The proposed $600 million acquisition of foodpanda Taiwan gives Grab entry into a structurally attractive on-demand market with meaningful food delivery scale and long-term optionality in adjacent verticals, Maybank Investment Bank said Tuesday.
The research house said in a note that Taiwan offers an attractive on-demand entry point for Grab as foodpanda Taiwan generated $1.8 billion in GMV in 2025 with only 10 percent user penetration, while the market remains largely a rational 2-player structure.
It noted foodpanda also brings meaningful scale, with 67 percent user reach and PandaPro subscribers accounting for one in three users and over half of GMV.
“A strong macro backdrop — 2025 gross domestic product (GDP) growth of 9 percent and an upgraded 2026 growth forecast of 7 percent — supports demand, while over time Taiwan’s app-based mobility and emerging AV/smart-mobility ecosystem could create additional optionality for Grab’s tech and operating stack,” it added.
In near term, Maybank opined that Grab’s earnings before interest, taxes, depreciation, and amortization (EBITDA) is likely to be diluted by front-loaded integration, migration and tech unification costs through 2026-27, although management still expects group deliveries margins to improve year on year and Taiwan to turn profitable by end-2027.
Longer term, it said Grab is guiding for at least $60 million of incremental adjusted EBITDA by 2028, with potential for Taiwan to move towards a 4 percent+ deliveries margin thereafter.
“On that basis, the deal implies roughly 10 times FY28 enterprise value (EV)/EBITDA, versus Grab’s own about seven times of trading multiple — not optically cheap, but reasonable if execution unlocks growth, density and cross-market synergies,” said Maybank.

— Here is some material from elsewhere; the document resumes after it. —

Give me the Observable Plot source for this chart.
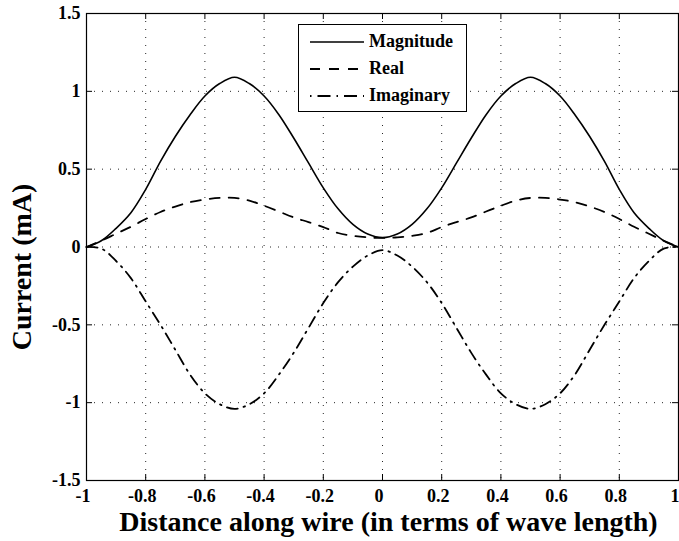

According to the research house, management said higher oil prices mainly pressure driver earnings and supply, and Grab is offsetting this near term with targeted driver incentives and fuel support, while keeping fares stable to protect demand.
If elevated fuel costs persist, management may gradually pass some of the burden to consumers without undermining volume, and has reiterated 2026 EBITDA guidance.
“Our view is that within the mobility segment, fuel cost is around 20 percent to 40 percent of driver income, and as such higher fuel costs, if 50 percent absorbed by Grab, may negatively impact group 2026 adjusted EBITDA by about 17 percent, while a prolonged oil shock could also create demand risk,” said Maybank.
Factoring in the transaction, the research house raised Grab’s food delivery gross merchandise value (GMV) estimates by 4 percent to 10 percent for FY26-28, while tweaking earnings forecasts by about 7 percent to 2 percent to reflect both integration costs and longer-term EBITDA upside.
“We also raise Grab’s target price to $6.48. With Grab down about 29 percent year to date, we see the recent sell-off as creating a more attractive entry point,” it said.
It forecasts Grab’s 2024 to 2027 estimated on-demand GMV compound annual growth rate (CAGR) of 18 percent and adjusted EBITDA CAGR of 50 percent.
“We expect its take-rates to remain relatively stable. We forecast free cash flow (ex working capital changes) of $440 million in FY25,” it added.
According to Maybank, structural growth drivers are in place in an underpenetrated ASEAN market, and Grab has leadership position in all the markets it operates in and enjoys structural scale advantage.
“We see mild growth headwinds and monetization pausing owing to: take-rates are already in line-high vs global peers; rising cost/inflation pressures weighing on consumers’ discretionary spending and driver-partners’ take home earnings are non-competitive,” it said.
Maybank, however also sees risk of a slight flare-up in competitive intensity with a better capitalized Gojek and XanhSM’s entry into multiple markets.